Can anyone tell me where PCV valve is located on 2001 Sentra GXE, 1.8L, auto ?
I have trouble locating it. Does anyone has a picture of a location ?


----------



## bonestocksentra2001 (Aug 29, 2005)

synfin said:


> Can anyone tell me where PCV valve is located on 2001 Sentra GXE, 1.8L, auto ?
> I have trouble locating it. Does anyone has a picture of a location ?


Stand at the passenger front tire with the hood open, look at the spot where you put the oil in when you refill it. To its left about 3 inches or so is a rubber hose going toward the cockpit of the car. The hose connects to the PCV, which is "plugged" into the valve cover. If you still need a pic, I'll email you with one.


----------



## synfin (Aug 13, 2005)

Thanks. But I am sorry. I still have problem locating it. I could not see anything that looks like PCV valve. Can you please send me a picture ? ( synfin at unixroute dot com ) I am a complete newb with cars, just trying to learn. Could not find it anywhere on internet.


----------



## chimmike (Oct 17, 2002)

dude. he couldn't have made it more simple.

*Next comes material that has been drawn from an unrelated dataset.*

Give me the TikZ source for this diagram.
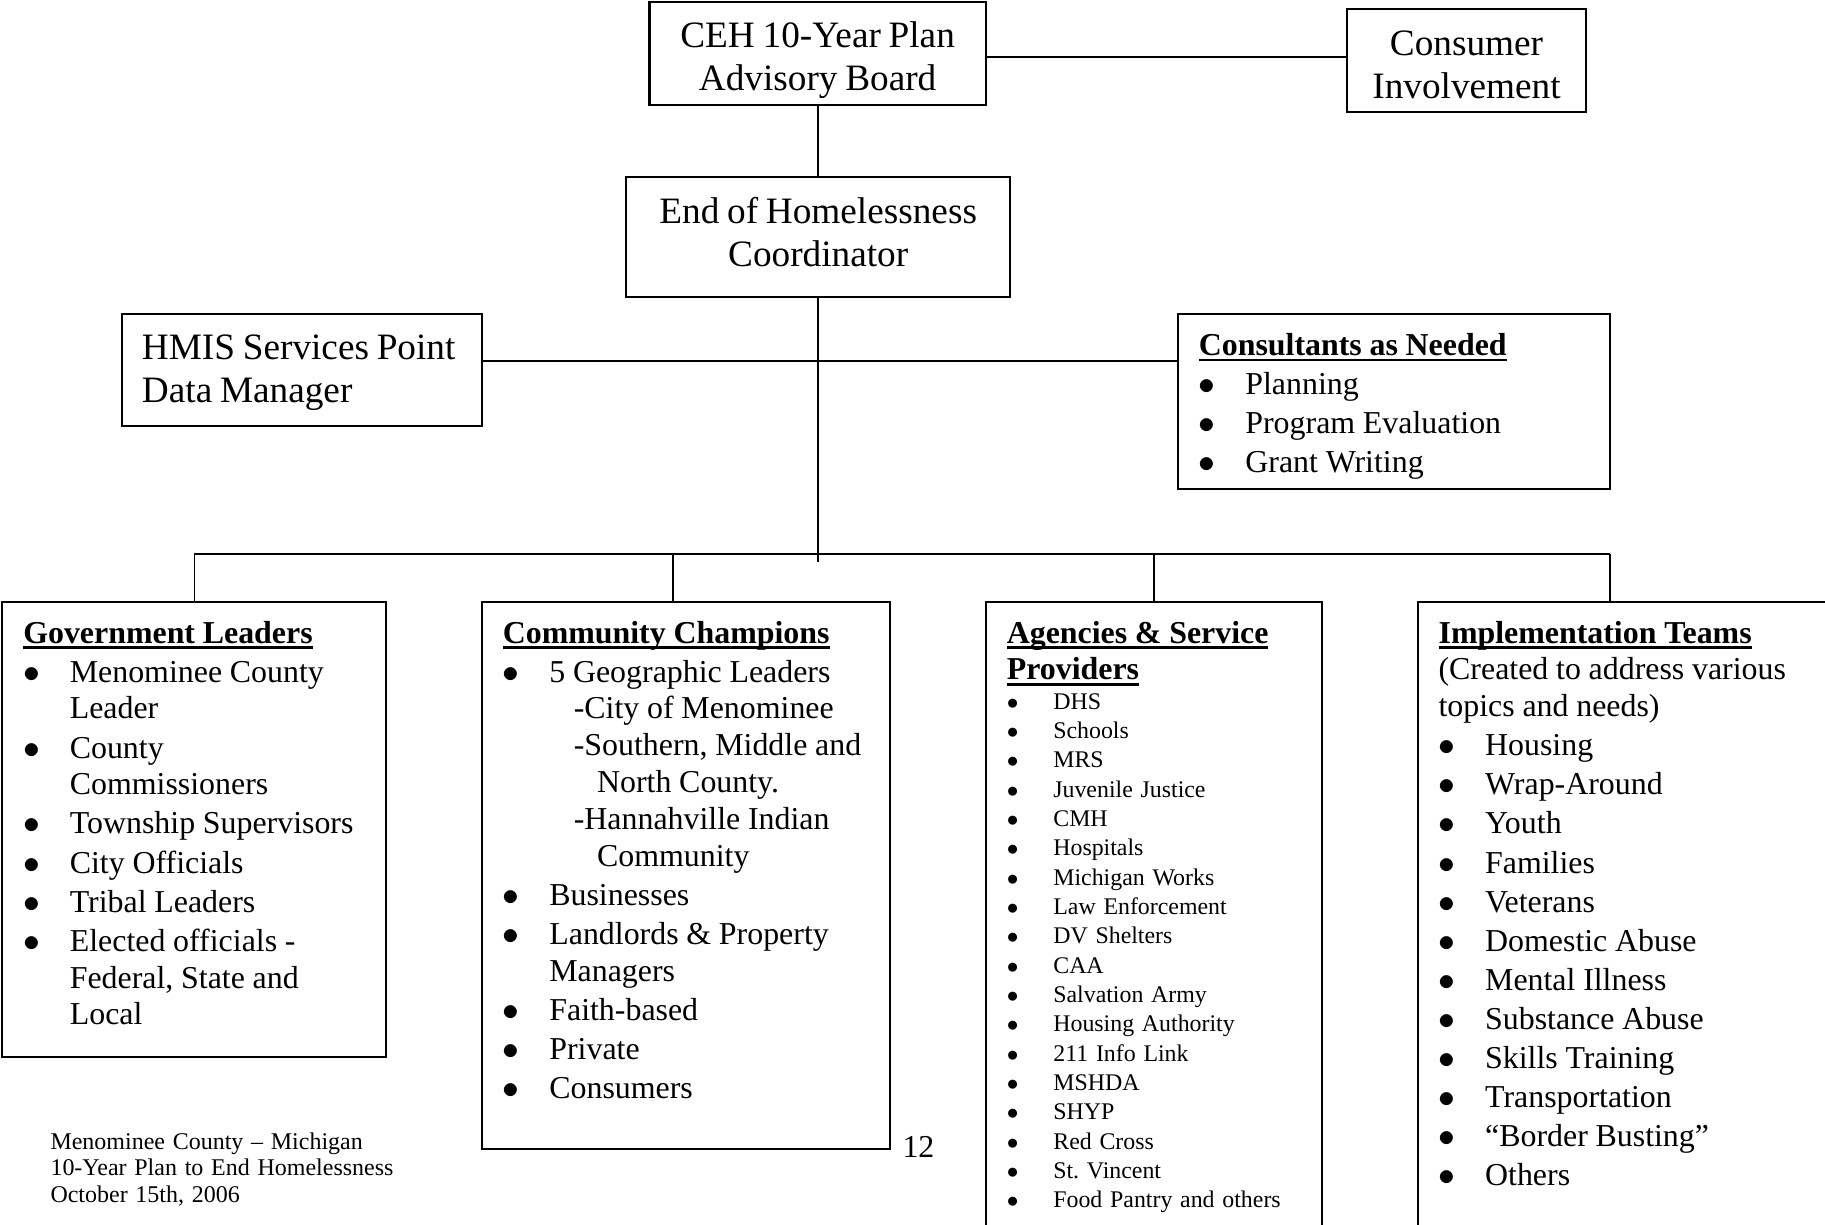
\documentclass[tikz,border=0pt]{standalone}
\usepackage{fontspec}
\setmainfont{Liberation Serif}
\usetikzlibrary{calc}

\newcommand{\bigtext}{\fontsize{16}{18.5}\selectfont}
\newcommand{\midtext}{\fontsize{13.7}{15.8}\selectfont\setlength{\parskip}{1pt}}
\newcommand{\smalltext}{\fontsize{10.25}{12.6}\selectfont\setlength{\parskip}{0pt}}
\newcommand{\foottext}{\fontsize{10.3}{11.5}\selectfont}
\newcommand{\ulhead}[1]{\leavevmode\setbox0=\hbox{\bfseries #1}\rlap{\rule[-2.5pt]{\wd0}{1.2pt}}\box0}
\newcommand{\bpoint}[1]{\par\hangindent=20pt\hangafter=1\noindent\makebox[20pt][l]{$\bullet$}#1}

\begin{document}
\begin{tikzpicture}[x=0.5pt,y=-0.5pt]
	\tikzset{box/.style = {shape=rectangle, draw, line width=0.9pt, inner sep=0pt, outer sep=0pt, anchor=north west}}
	\tikzset{link/.style = {line width=0.75pt}}
	
	\useasboundingbox (0,0) rectangle (1568,1052);
	
	% top of the chart
	\node[box, align=center, text width=144.5pt, text height=19.5pt, text depth=24.5pt] (BOARD) at (558,2)
	{\bigtext CEH 10-Year Plan\\ Advisory Board\par};
	\node[box, align=center, text width=103pt, text height=20pt, text depth=24pt] (CONSUMER) at (1157,8)
	{\bigtext Consumer\\ Involvement\par};
	\node[box, align=center, text width=165pt, text height=20pt, text depth=31.5pt] (COORD) at (538,152)
	{\bigtext End of Homelessness\\ Coordinator\par};
	\node[box, align=left, inner xsep=8.5pt, text width=137.5pt, text height=19.5pt, text depth=28.5pt] (HMIS) at (105,270)
	{\bigtext HMIS Services Point\\ Data Manager\par};
	\node[box, align=left, inner xsep=9pt, text width=167.5pt, text height=17.75pt, text depth=57.25pt] (CONSULT) at (1012,270)
	{\midtext \ulhead{Consultants as Needed}
		\bpoint{Planning}
		\bpoint{Program Evaluation}
		\bpoint{Grant Writing}\par};
	
	% the four groups
	\node[box, align=left, inner xsep=9pt, text width=147pt, text height=17.75pt, text depth=177.75pt] (GOV) at (2,517)
	{\midtext \ulhead{Government Leaders}
		\bpoint{Menominee County\newline Leader}
		\bpoint{County\newline Commissioners}
		\bpoint{Township Supervisors}
		\bpoint{City Officials}
		\bpoint{Tribal Leaders}
		\bpoint{Elected officials -\newline Federal, State and\newline Local}\par};
	\node[box, align=left, inner xsep=9pt, text width=157.5pt, text height=17.75pt, text depth=217.25pt] (CHAMP) at (414,517)
	{\midtext \ulhead{Community Champions}
		\bpoint{5 Geographic Leaders\newline
			\hspace*{10.5pt}-City of Menominee\newline
			\hspace*{10.5pt}-Southern, Middle and\newline
			\hspace*{20.5pt}North County.\newline
			\hspace*{10.5pt}-Hannahville Indian\newline
			\hspace*{20.5pt}Community}
		\bpoint{Businesses}
		\bpoint{Landlords \& Property\newline Managers}
		\bpoint{Faith-based}
		\bpoint{Private}
		\bpoint{Consumers}\par};
	\node[box, align=left, inner xsep=9pt, text width=126.5pt, text height=17.75pt, text depth=273.75pt] (AGENCY) at (847,517)
	{\midtext \ulhead{Agencies \& Service}\newline \ulhead{Providers}\par
		\smalltext
		\bpoint{DHS}
		\bpoint{Schools}
		\bpoint{MRS}
		\bpoint{Juvenile Justice}
		\bpoint{CMH}
		\bpoint{Hospitals}
		\bpoint{Michigan Works}
		\bpoint{Law Enforcement}
		\bpoint{DV Shelters}
		\bpoint{CAA}
		\bpoint{Salvation Army}
		\bpoint{Housing Authority}
		\bpoint{211 Info Link}
		\bpoint{MSHDA}
		\bpoint{SHYP}
		\bpoint{Red Cross}
		\bpoint{St.\ Vincent}
		\bpoint{Food Pantry and others}\par};
	\node[box, align=left, inner xsep=9pt, text width=198pt, text height=17.75pt, text depth=273.75pt] (TEAMS) at (1218,517)
	{\midtext \ulhead{Implementation Teams}\newline (Created to address various\newline topics and needs)
		\bpoint{Housing}
		\bpoint{Wrap-Around}
		\bpoint{Youth}
		\bpoint{Families}
		\bpoint{Veterans}
		\bpoint{Domestic Abuse}
		\bpoint{Mental Illness}
		\bpoint{Substance Abuse}
		\bpoint{Skills Training}
		\bpoint{Transportation}
		\bpoint{“Border Busting”}
		\bpoint{Others}\par};
	
	% footer
	\node[anchor=base west, inner sep=0pt, align=left, text width=200pt] (FOOT) at (43,987.2)
	{\foottext Menominee County -- Michigan\\ 10-Year Plan to End Homelessness\\ October 15th, 2006\par};
	\node[anchor=base west, inner sep=0pt, font=\midtext] (PAGE) at (775,994.5) {12};
	
	% connectors
	\coordinate (TOPLINK) at ($(BOARD.east)!.5!(CONSUMER.west)$);
	\coordinate (HZ) at (703,310);
	\coordinate (BUS) at (703,476);
	\coordinate (CHAMPTOP) at ([xshift=82pt]CHAMP.north west);
	\coordinate (TEAMSTOP) at ([xshift=82.5pt]TEAMS.north west);
	
	\draw[link] (BOARD.east |- TOPLINK) -- (CONSUMER.west |- TOPLINK);
	\draw[link] (BOARD.south) -- (BOARD.south |- COORD.north);
	\draw[link] (COORD.south) -- ([yshift=-3.5pt]BUS);
	\draw[link] (HMIS.east |- HZ) -- (CONSULT.west |- HZ);
	\draw[link] (BUS -| GOV.north) -- (BUS -| TEAMSTOP);
	\foreach \t in {GOV.north, CHAMPTOP, AGENCY.north, TEAMSTOP}
		\draw[link] (BUS -| \t) -- (\t);
	
\end{tikzpicture}
\end{document}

the oil fill cap, on the top of the engine. Right near that, sticking out of the engine going to the intake manifold is a hose. The PCV valve is on the valve cover side of the hose.


----------



## lumbad (May 8, 2005)

no need to be rude chimmike


----------



## chimmike (Oct 17, 2002)

I'm not being rude. He made another thread a couple weeks ago and I answered. Instead he bumps this one....I don't think he even looked under the hood.


----------



## lumbad (May 8, 2005)

oh ok. my bad then, sry.


----------



## synfin (Aug 13, 2005)

chimmike said:


> I'm not being rude. He made another thread a couple weeks ago and I answered. Instead he bumps this one....I don't think he even looked under the hood.


chimmike, Thanks for the answer dude. I really looked under the hood many times. I am just trying to learn about cars, don't know chit about 'em. Sorry for frustrating you. Really. 

Cheers


----------